In 2006, Butler partnered with Australian cartoonist and filmmaker Graham Wade and animator Phil Watson to hold a second comics seminar in Sydney, Australia. The next year Butler and Watson held the First Christian Animation Conference in Sydney. In addition to Butler and Watson, the instructors included former Disney animators Matt Baker, Rene Pfitzner, and Ian Harrowell, the Supervising Animator for Simba in The Lion King II: Simba's Pride.

In 2008 Butler and COMIX35 produced the pilot edition of a comic written and drawn by African Christians for an English-speaking African audience. It was published under two titles, The Good Shepherd and Lifegate Comics Africana. This led to a partnership with ministries operating in Francophone (French-speaking) Africa and to co-publishing the comic magazine Éclats: Bandes Dessinées d’Afrique (Bursts: Comics of Africa) with Publications pour la Jeunesse Africaine (PJA), producers of the magazine Jouv’Afrique. COMIX35 has held seminars in Ivory Coast and Cameroon, Africa.

Butler has taught cartooning classes in prisons and has worked to develop inmate-produced comics. He and COMIX35 are members of Operation Starting Line (OSL), which is part of Chuck Colson's Prison Fellowship, and the Coalition of Prison Evangelists (COPE).
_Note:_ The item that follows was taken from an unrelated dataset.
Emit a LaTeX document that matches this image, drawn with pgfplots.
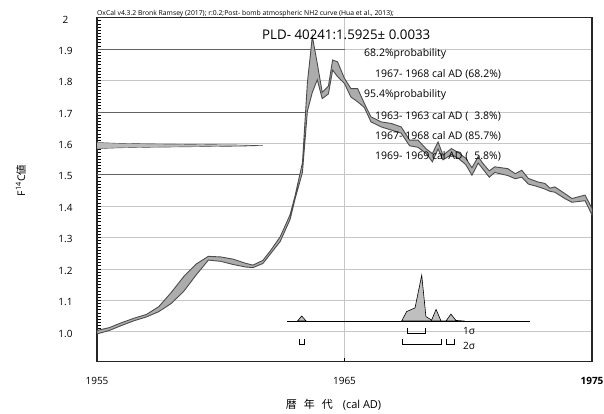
\documentclass[border=0pt]{standalone}
\usepackage{fontspec}
\setmainfont{Open Sans}
\newfontfamily\cjk{Noto Sans CJK JP}
\usepackage{pgfplots}
\pgfplotsset{compat=1.18}
\begin{document}
\begin{tikzpicture}
\path[use as bounding box] (0pt,0pt) rectangle (604pt,414pt);
\begin{axis}[
  at={(97pt,52.3pt)}, anchor=south west,
  width=495pt, height=344.1pt, scale only axis,
  xmin=1955, xmax=1975, ymin=0.9045, ymax=2.0,
  xtick={1955,1965,1975}, xticklabels={1955,1965,\textbf{1975}},
  ytick={1.0,1.1,1.2,1.3,1.4,1.5,1.6,1.7,1.8,1.9,2.0},
  yticklabels={1.0,1.1,1.2,1.3,1.4,1.5,1.6,1.7,1.8,1.9,2},
  minor y tick num=9,
  xtick pos=bottom, ytick pos=left,
  tick align=inside,
  major tick length=4pt, minor tick length=4pt,
  tick style={black, line width=0.6pt},
  xmajorgrids, ymajorgrids,
  grid style={gray!45, line width=0.6pt},
  axis line style={black!85, line width=1.2pt},
  ticklabel style={font=\fontsize{10}{12}\selectfont},
  xticklabel style={anchor=base, yshift=-23.3pt},
  yticklabel style={anchor=center, xshift=-31.5pt, yshift=-1.8pt},
]
% darker grid segments
\addplot[black!62, line width=0.55pt] coordinates {(1955,1.9) (1965,1.9)};
\addplot[black!62, line width=0.55pt] coordinates {(1955,1.7) (1963.45,1.7)};
\addplot[black!62, line width=0.55pt] coordinates {(1955,1.5) (1963.2,1.5)};

% measurement distribution (horizontal)
\addplot[fill=gray!55, draw=gray!60!black, line width=0.4pt] coordinates {
(1955,1.5817) (1955.07,1.5817) (1955.29,1.5835) (1955.91,1.5853) (1957.18,1.5871)
(1959.06,1.5889) (1960.91,1.5907) (1961.7,1.5925) (1960.91,1.5943) (1959.06,1.5961)
(1957.18,1.5979) (1955.91,1.5997) (1955.29,1.6015) (1955.07,1.6033) (1955,1.6033)} -- cycle;

% calibration curve band
\addplot[fill=gray!65, draw=black!70, line width=0.9pt] coordinates {
(1955.0,1.004) (1955.5,1.013) (1956.0,1.029) (1956.5,1.043) (1957.0,1.055)
(1957.5,1.080) (1958.0,1.125) (1958.5,1.175) (1959.0,1.215) (1959.5,1.240)
(1960.0,1.238) (1960.5,1.231) (1961.0,1.218) (1961.3,1.212) (1961.7,1.227)
(1962.0,1.257) (1962.4,1.302) (1962.8,1.372) (1963.0,1.432) (1963.3,1.537)
(1963.5,1.792) (1963.7,1.940) (1963.9,1.854) (1964.1,1.762) (1964.35,1.782)
(1964.52,1.865) (1964.72,1.859) (1965.0,1.806) (1965.26,1.774) (1965.53,1.774)
(1965.8,1.727) (1966.07,1.684) (1966.48,1.668) (1966.89,1.663) (1967.29,1.652)
(1967.63,1.610) (1967.97,1.610) (1968.3,1.582) (1968.55,1.567) (1968.78,1.604)
(1968.98,1.562) (1969.32,1.583) (1969.6,1.570) (1969.9,1.552) (1970.15,1.522)
(1970.4,1.557) (1970.6,1.535) (1970.85,1.512) (1971.07,1.525) (1971.6,1.519)
(1971.9,1.503) (1972.16,1.514) (1972.43,1.488) (1972.8,1.477) (1973.1,1.472)
(1973.3,1.457) (1973.5,1.461) (1973.9,1.440) (1974.19,1.424) (1974.72,1.435)
(1975.0,1.392)
(1975.0,1.372) (1974.72,1.417) (1974.19,1.412) (1973.9,1.424) (1973.5,1.444)
(1973.3,1.447) (1973.1,1.454) (1972.8,1.462) (1972.43,1.470) (1972.16,1.492)
(1971.9,1.487) (1971.6,1.497) (1971.07,1.507) (1970.85,1.492) (1970.6,1.517)
(1970.4,1.537) (1970.15,1.498) (1969.9,1.532) (1969.6,1.552) (1969.32,1.564)
(1968.98,1.547) (1968.78,1.582) (1968.55,1.541) (1968.3,1.567) (1967.97,1.587)
(1967.63,1.592) (1967.29,1.632) (1966.89,1.642) (1966.48,1.652) (1966.07,1.668)
(1965.8,1.714) (1965.53,1.732) (1965.26,1.747) (1965.0,1.790) (1964.72,1.812)
(1964.52,1.833) (1964.35,1.757) (1964.1,1.742) (1963.9,1.802) (1963.7,1.762)
(1963.5,1.702) (1963.3,1.507) (1963.0,1.422) (1962.8,1.357) (1962.4,1.287)
(1962.0,1.247) (1961.7,1.217) (1961.3,1.204) (1961.0,1.206) (1960.5,1.214)
(1960.0,1.224) (1959.5,1.228) (1959.0,1.180) (1958.5,1.128) (1958.0,1.090)
(1957.5,1.064) (1957.0,1.047) (1956.5,1.035) (1956.0,1.020) (1955.5,1.004)
(1955.0,0.993)} -- cycle;

% posterior distribution
\addplot[fill=gray!50, draw=black, line width=0.6pt] coordinates {
(1963.1,1.034) (1963.27,1.050) (1963.45,1.034)} -- cycle;
\addplot[fill=gray!50, draw=black, line width=0.6pt] coordinates {
(1967.31,1.034) (1967.51,1.064) (1967.85,1.076) (1968.12,1.180) (1968.29,1.048)
(1968.52,1.037) (1968.70,1.071) (1968.90,1.034) (1969.10,1.034) (1969.30,1.056)
(1969.50,1.036) (1969.67,1.035) (1969.85,1.034)} -- cycle;
\addplot[black, line width=0.8pt] coordinates {(1962.68,1.034) (1972.5,1.034)};

% 1 sigma bracket
\addplot[black, line width=0.9pt] coordinates {(1967.55,1.012) (1967.55,0.996) (1968.28,0.996) (1968.28,1.012)};
% 2 sigma brackets
\addplot[black, line width=0.9pt] coordinates {(1963.16,0.977) (1963.16,0.961) (1963.40,0.961) (1963.40,0.977)};
\addplot[black, line width=0.9pt] coordinates {(1967.35,0.977) (1967.35,0.961) (1968.90,0.961) (1968.90,0.977)};
\addplot[black, line width=0.9pt] coordinates {(1969.13,0.977) (1969.13,0.961) (1969.44,0.961) (1969.44,0.977)};

\draw[black!85, line width=2.2pt] (rel axis cs:0,0) -- (rel axis cs:1,0);
\end{axis}

\node[anchor=base west, inner sep=0, font=\fontsize{6.8}{8}\selectfont] at (97pt,398.5pt)
  {OxCal v4.3.2 Bronk Ramsey (2017); r:0.2;Post- bomb atmospheric NH2 curve (Hua et al., 2013);};
\node[anchor=base west, inner sep=0, font=\fontsize{13.3}{15}\selectfont] at (262pt,374pt)
  {PLD- 40241:1.5925± 0.0033};
\begin{scope}[every node/.style={anchor=base west, inner sep=0, font=\fontsize{10.5}{12}\selectfont}]
\node at (364pt,357.3pt) {68.2\%probability};
\node at (375pt,336.2pt) {1967- 1968 cal AD (68.2\%)};
\node at (364pt,316.5pt) {95.4\%probability};
\node at (375pt,294.5pt) {1963- 1963 cal AD (\phantom{0}3.8\%)};
\node at (375pt,274.5pt) {1967- 1968 cal AD (85.7\%)};
\node at (375pt,254pt) {1969- 1969 cal AD (\phantom{0}5.8\%)};
\end{scope}
\node[anchor=base west, inner sep=0, font=\fontsize{10}{12}\selectfont] at (463pt,79.7pt) {1σ};
\node[anchor=base west, inner sep=0, font=\fontsize{10}{12}\selectfont] at (463pt,64pt) {2σ};
\node[rotate=90, font=\fontsize{10.5}{12}\selectfont] at (21pt,233.5pt) {F\textsuperscript{14}C{\cjk 値}};
\node[anchor=base, inner sep=0, font=\fontsize{11}{13}\selectfont] at (333.5pt,5.5pt)
  {{\cjk 暦}\hspace{7pt}{\cjk 年}\hspace{7pt}{\cjk 代}\hspace{10pt}(cal AD)};
\end{tikzpicture}
\end{document}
In 2013, Butler was chosen to be one of the original 44 EvangelVision bloggers selected by The Billy Graham Center for Evangelism at Wheaton College. That same year, Butler began assisting Kingstone Comics, overseeing artists and colorists on various titles. In 2014, he wrote the Story of Ruth script for the publisher's Kingstone Bible.

==Personal life==
Born again in 1979, Butler was married to his wife Susan for 30 years until her death in 2011. He married COMIX35 board member Renée Paden Butler in 2012. Butler has three daughters. Butler is famous for always ordering a "yankee" when he eats out, a combination of iced tea and orange juice.